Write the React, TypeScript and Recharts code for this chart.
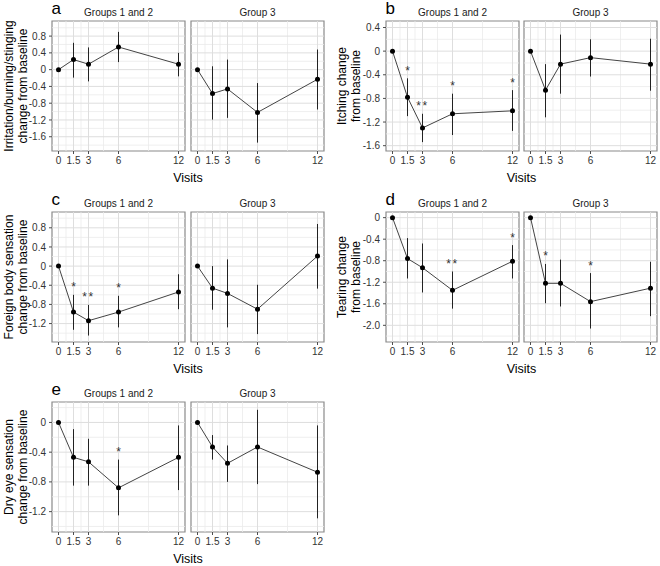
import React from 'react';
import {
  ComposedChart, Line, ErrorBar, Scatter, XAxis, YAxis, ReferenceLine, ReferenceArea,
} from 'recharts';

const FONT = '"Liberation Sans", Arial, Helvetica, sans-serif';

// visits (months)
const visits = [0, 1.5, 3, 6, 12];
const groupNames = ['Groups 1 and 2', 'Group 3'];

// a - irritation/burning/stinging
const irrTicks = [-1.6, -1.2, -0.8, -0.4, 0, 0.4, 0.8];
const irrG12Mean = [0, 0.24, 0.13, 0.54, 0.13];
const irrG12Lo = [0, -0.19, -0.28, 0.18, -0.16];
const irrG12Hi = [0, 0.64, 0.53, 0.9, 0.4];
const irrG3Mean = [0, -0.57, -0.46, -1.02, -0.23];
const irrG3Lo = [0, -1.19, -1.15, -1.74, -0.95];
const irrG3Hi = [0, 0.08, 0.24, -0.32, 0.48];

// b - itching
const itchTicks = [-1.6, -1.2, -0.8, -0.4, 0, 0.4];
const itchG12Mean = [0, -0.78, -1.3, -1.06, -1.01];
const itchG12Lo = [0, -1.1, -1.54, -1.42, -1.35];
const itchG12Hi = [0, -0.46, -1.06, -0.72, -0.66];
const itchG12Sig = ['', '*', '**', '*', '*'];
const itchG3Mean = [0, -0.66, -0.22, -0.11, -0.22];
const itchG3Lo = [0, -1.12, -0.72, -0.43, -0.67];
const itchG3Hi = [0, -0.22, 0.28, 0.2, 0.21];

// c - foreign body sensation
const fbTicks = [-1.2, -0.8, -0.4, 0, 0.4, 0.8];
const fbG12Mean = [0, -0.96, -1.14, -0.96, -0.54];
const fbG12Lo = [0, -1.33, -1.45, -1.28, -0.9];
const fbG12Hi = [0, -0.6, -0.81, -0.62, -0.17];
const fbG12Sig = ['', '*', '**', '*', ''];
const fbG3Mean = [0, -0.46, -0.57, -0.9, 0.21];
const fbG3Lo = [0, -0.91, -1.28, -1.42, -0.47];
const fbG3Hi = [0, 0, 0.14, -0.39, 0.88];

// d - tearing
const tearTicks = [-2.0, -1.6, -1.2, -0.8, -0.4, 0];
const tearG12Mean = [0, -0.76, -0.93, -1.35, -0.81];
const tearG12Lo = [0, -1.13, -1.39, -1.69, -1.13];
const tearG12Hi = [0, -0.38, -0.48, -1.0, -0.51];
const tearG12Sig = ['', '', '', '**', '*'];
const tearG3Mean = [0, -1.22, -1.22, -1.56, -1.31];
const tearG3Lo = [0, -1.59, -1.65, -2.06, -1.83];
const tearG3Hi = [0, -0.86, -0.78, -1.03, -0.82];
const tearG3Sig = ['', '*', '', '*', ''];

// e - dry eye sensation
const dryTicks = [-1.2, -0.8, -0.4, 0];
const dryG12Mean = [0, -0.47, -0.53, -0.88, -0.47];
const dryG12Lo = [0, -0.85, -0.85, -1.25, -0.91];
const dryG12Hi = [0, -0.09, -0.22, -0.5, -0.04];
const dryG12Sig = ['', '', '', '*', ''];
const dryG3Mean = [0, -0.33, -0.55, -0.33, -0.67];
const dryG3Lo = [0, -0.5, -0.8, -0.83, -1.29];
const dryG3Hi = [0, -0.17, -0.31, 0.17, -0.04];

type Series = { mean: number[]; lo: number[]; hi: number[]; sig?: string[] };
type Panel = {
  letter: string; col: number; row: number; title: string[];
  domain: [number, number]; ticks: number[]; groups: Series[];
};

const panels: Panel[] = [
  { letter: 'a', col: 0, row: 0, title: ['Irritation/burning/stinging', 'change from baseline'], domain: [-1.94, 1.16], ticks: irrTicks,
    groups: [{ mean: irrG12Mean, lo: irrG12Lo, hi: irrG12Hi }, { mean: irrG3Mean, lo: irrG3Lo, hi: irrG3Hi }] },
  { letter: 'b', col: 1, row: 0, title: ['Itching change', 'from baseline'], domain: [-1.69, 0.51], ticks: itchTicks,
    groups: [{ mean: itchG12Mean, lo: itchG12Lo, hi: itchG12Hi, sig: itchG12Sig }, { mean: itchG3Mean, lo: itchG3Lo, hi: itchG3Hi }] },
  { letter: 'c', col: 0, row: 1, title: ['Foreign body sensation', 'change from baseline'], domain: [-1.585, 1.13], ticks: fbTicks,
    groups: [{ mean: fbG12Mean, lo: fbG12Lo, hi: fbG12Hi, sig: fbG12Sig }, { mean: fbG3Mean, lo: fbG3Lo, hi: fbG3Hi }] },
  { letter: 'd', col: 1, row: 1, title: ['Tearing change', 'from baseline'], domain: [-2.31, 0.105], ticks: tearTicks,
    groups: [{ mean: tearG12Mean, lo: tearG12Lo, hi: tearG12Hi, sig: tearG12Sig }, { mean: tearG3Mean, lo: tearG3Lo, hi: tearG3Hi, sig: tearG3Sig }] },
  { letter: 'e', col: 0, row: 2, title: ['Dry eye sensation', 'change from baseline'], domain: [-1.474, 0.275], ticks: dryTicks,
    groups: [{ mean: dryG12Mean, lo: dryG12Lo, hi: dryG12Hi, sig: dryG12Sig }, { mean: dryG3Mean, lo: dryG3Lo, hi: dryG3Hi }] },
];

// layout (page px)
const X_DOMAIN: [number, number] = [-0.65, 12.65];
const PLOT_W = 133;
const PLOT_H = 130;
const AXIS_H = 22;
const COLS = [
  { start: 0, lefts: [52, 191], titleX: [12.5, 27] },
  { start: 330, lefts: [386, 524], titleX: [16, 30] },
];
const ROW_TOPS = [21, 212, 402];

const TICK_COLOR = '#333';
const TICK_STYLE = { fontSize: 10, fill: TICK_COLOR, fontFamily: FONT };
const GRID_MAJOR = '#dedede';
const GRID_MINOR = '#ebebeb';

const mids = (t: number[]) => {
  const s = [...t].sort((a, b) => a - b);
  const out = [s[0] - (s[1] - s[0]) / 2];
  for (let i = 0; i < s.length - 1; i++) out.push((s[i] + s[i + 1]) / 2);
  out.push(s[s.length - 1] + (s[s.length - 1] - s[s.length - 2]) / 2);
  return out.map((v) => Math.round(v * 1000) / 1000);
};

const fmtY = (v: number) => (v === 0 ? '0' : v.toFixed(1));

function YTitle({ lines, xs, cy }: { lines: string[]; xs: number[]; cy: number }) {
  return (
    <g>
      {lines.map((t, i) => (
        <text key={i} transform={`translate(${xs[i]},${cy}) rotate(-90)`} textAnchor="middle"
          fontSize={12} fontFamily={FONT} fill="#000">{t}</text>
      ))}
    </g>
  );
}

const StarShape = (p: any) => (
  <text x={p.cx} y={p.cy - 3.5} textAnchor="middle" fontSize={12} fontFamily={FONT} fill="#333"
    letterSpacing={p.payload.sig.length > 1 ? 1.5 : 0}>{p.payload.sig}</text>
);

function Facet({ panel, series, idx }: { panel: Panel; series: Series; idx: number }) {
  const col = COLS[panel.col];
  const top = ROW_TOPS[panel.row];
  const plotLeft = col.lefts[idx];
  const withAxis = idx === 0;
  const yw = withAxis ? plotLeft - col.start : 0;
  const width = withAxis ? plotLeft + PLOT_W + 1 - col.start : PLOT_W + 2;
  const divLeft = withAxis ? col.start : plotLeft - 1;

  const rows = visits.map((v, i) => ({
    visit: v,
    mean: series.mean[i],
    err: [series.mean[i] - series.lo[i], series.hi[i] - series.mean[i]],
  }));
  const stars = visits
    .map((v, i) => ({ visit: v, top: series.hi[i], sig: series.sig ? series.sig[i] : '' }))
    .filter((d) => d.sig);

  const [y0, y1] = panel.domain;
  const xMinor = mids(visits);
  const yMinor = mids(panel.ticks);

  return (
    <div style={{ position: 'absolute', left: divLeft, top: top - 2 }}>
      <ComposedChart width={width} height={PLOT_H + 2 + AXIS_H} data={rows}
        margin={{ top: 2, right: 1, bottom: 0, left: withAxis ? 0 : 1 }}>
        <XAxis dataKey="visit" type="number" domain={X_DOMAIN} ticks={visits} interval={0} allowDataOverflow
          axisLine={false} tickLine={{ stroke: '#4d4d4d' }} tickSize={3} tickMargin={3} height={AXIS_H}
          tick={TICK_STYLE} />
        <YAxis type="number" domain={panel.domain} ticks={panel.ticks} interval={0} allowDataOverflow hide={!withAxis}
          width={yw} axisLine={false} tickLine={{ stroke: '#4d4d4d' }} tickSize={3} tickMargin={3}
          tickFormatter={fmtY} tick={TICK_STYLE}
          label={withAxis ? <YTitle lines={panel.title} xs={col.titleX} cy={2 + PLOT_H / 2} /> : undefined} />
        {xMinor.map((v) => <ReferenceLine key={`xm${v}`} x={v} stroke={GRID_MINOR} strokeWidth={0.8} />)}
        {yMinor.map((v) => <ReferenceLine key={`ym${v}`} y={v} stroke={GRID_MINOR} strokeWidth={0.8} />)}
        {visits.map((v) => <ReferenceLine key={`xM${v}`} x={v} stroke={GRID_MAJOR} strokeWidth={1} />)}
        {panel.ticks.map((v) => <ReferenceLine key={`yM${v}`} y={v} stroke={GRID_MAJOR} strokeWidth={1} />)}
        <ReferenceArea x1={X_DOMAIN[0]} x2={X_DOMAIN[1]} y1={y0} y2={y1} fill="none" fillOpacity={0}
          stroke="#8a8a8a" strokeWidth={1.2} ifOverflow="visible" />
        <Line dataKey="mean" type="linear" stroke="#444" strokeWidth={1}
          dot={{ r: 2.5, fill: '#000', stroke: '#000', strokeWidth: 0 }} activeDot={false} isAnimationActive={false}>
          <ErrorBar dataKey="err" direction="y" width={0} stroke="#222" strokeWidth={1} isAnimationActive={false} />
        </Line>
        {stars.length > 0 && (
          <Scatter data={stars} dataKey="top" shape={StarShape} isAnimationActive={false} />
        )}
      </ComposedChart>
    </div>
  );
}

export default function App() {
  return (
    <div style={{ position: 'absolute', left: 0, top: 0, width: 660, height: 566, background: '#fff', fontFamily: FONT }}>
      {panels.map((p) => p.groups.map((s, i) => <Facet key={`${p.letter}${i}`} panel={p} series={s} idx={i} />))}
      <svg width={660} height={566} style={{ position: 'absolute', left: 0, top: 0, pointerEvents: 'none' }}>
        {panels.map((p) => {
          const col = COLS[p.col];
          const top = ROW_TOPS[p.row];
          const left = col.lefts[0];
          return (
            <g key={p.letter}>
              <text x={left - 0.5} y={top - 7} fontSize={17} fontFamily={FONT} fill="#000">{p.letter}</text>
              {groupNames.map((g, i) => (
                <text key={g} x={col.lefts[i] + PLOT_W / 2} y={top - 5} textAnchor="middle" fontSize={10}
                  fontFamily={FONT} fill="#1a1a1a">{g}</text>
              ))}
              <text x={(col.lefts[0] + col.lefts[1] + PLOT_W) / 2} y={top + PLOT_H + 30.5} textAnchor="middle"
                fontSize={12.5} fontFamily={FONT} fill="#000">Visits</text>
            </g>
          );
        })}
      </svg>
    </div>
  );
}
- - - -
STATED PROBLEM: Your task is to return the lines above, from the first one up to and including the line containing "const tearG3Sig = ['', '*', '', '*', ''];", minus any pictures.

SOLUTION FOR THIS TASK:
Write the React, TypeScript and Recharts code for this chart.
import React from 'react';
import {
  ComposedChart, Line, ErrorBar, Scatter, XAxis, YAxis, ReferenceLine, ReferenceArea,
} from 'recharts';

const FONT = '"Liberation Sans", Arial, Helvetica, sans-serif';

// visits (months)
const visits = [0, 1.5, 3, 6, 12];
const groupNames = ['Groups 1 and 2', 'Group 3'];

// a - irritation/burning/stinging
const irrTicks = [-1.6, -1.2, -0.8, -0.4, 0, 0.4, 0.8];
const irrG12Mean = [0, 0.24, 0.13, 0.54, 0.13];
const irrG12Lo = [0, -0.19, -0.28, 0.18, -0.16];
const irrG12Hi = [0, 0.64, 0.53, 0.9, 0.4];
const irrG3Mean = [0, -0.57, -0.46, -1.02, -0.23];
const irrG3Lo = [0, -1.19, -1.15, -1.74, -0.95];
const irrG3Hi = [0, 0.08, 0.24, -0.32, 0.48];

// b - itching
const itchTicks = [-1.6, -1.2, -0.8, -0.4, 0, 0.4];
const itchG12Mean = [0, -0.78, -1.3, -1.06, -1.01];
const itchG12Lo = [0, -1.1, -1.54, -1.42, -1.35];
const itchG12Hi = [0, -0.46, -1.06, -0.72, -0.66];
const itchG12Sig = ['', '*', '**', '*', '*'];
const itchG3Mean = [0, -0.66, -0.22, -0.11, -0.22];
const itchG3Lo = [0, -1.12, -0.72, -0.43, -0.67];
const itchG3Hi = [0, -0.22, 0.28, 0.2, 0.21];

// c - foreign body sensation
const fbTicks = [-1.2, -0.8, -0.4, 0, 0.4, 0.8];
const fbG12Mean = [0, -0.96, -1.14, -0.96, -0.54];
const fbG12Lo = [0, -1.33, -1.45, -1.28, -0.9];
const fbG12Hi = [0, -0.6, -0.81, -0.62, -0.17];
const fbG12Sig = ['', '*', '**', '*', ''];
const fbG3Mean = [0, -0.46, -0.57, -0.9, 0.21];
const fbG3Lo = [0, -0.91, -1.28, -1.42, -0.47];
const fbG3Hi = [0, 0, 0.14, -0.39, 0.88];

// d - tearing
const tearTicks = [-2.0, -1.6, -1.2, -0.8, -0.4, 0];
const tearG12Mean = [0, -0.76, -0.93, -1.35, -0.81];
const tearG12Lo = [0, -1.13, -1.39, -1.69, -1.13];
const tearG12Hi = [0, -0.38, -0.48, -1.0, -0.51];
const tearG12Sig = ['', '', '', '**', '*'];
const tearG3Mean = [0, -1.22, -1.22, -1.56, -1.31];
const tearG3Lo = [0, -1.59, -1.65, -2.06, -1.83];
const tearG3Hi = [0, -0.86, -0.78, -1.03, -0.82];
const tearG3Sig = ['', '*', '', '*', ''];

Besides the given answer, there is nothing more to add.